◆ **Task details**: Reproduce the material below line by line, beginning with its first line and ending with the line that contains "from matplotlib.patches import Patch"; leave out pictures.

◆ **Data extract**:
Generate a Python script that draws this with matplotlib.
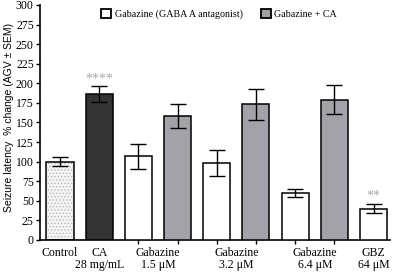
import matplotlib.pyplot as plt
from matplotlib.patches import Patch

# values (% change, mean and SEM)
control_mean, control_sem = 100, 5.5
ca_mean, ca_sem = 186, 10
gabazine_mean = [107, 98, 59.5, 40]
gabazine_sem = [16, 16.5, 5, 6]
gabazine_ca_mean = [158, 173, 179]
gabazine_ca_sem = [15.5, 19.5, 18.5]
tick_labels = ['Control', 'CA', 'Gabazine', 'Gabazine', 'Gabazine', 'GBZ']
tick_sublabels = ['', '28 mg/mL', '1.5 μM', '3.2 μM', '6.4 μM', '64 μM']
yticks = list(range(0, 301, 25))

serif = ['Liberation Serif', 'DejaVu Serif']
plt.rcParams['font.family'] = serif
plt.rcParams['hatch.linewidth'] = 0.6

fig = plt.figure(figsize=(3.97, 2.73), dpi=100)
ax = fig.add_axes([0.1008, 0.1209, 0.8816, 0.861])

w = 0.69
lw = 1.1
ekw = dict(ecolor='black', elinewidth=1.0, capsize=5.5, capthick=1.0, zorder=4)

# control bar: dotted fill then outline
ax.bar(0, control_mean, w, color='#f4f4f4', edgecolor='#b8b8b8', hatch='.....', linewidth=0, zorder=2)
ax.bar(0, control_mean, w, fill=False, edgecolor='black', linewidth=lw, zorder=3)
ax.errorbar(0, control_mean, yerr=control_sem, fmt='none', **ekw)

ax.bar(1, ca_mean, w, color='#333333', edgecolor='black', linewidth=lw, zorder=3)
ax.errorbar(1, ca_mean, yerr=ca_sem, fmt='none', **ekw)

white_x = [2, 4, 6, 8]
grey_x = [3, 5, 7]
ax.bar(white_x, gabazine_mean, w, color='white', edgecolor='black', linewidth=lw, zorder=3)
ax.errorbar(white_x, gabazine_mean, yerr=gabazine_sem, fmt='none', **ekw)
ax.bar(grey_x, gabazine_ca_mean, w, color='#a2a2a8', edgecolor='black', linewidth=lw, zorder=3)
ax.errorbar(grey_x, gabazine_ca_mean, yerr=gabazine_ca_sem, fmt='none', **ekw)

# significance marks
ax.text(1, ca_mean + ca_sem + 1, '****', ha='center', va='bottom', fontsize=10, color='#a8a8b0')
ax.text(8, gabazine_mean[3] + gabazine_sem[3] + 2, '**', ha='center', va='bottom', fontsize=10, color='#a8a8b0')

ax.set_xlim(-0.51, 8.42)
ax.set_ylim(0, 300)
ax.set_yticks(yticks)
label_x = [0, 1, 2.5, 4.5, 6.5, 8]
ax.set_xticks(label_x)
ax.set_xticklabels(tick_labels, va='top')
ax.set_xticks(range(9), minor=True)
ax.tick_params(axis='both', labelsize=8.5, length=3, width=1, direction='out', pad=1.5)
ax.tick_params(axis='x', which='major', length=0, pad=5)
ax.tick_params(axis='x', which='minor', length=3, width=1)
# second line of the x labels
for x, sub in zip(label_x, tick_sublabels):
    if sub:
        ax.annotate(sub, xy=(x, 0), xycoords=('data', 'axes fraction'),
                    xytext=(0, -13.5), textcoords='offset points',
                    ha='center', va='top', fontsize=8.5)
for s in ['top', 'right']:
    ax.spines[s].set_visible(False)
for s in ['left', 'bottom']:
    ax.spines[s].set_linewidth(1.2)

ax.set_ylabel('Seizure latency  % change (AGV ± SEM)', fontsize=7.5,
              family=['Liberation Sans', 'DejaVu Sans'])
ax.yaxis.set_label_coords(-0.074, 0.52)

handles = [Patch(facecolor='white', edgecolor='black', linewidth=1.3),
           Patch(facecolor='#a2a2a8', edgecolor='black', linewidth=1.3)]
ax.legend(handles, ['Gabazine (GABA A antagonist)', 'Gabazine + CA'], ncol=2,
          loc='upper left', bbox_to_anchor=(0.163, 1.0), frameon=False, fontsize=7.2,
          handlelength=1.0, handleheight=1.0, handletextpad=0.35, columnspacing=1.8,
          borderaxespad=0)

fig.savefig('out.png', dpi=100)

◆ **Response to this exercise**:
Generate a Python script that draws this with matplotlib.
import matplotlib.pyplot as plt
from matplotlib.patches import Patch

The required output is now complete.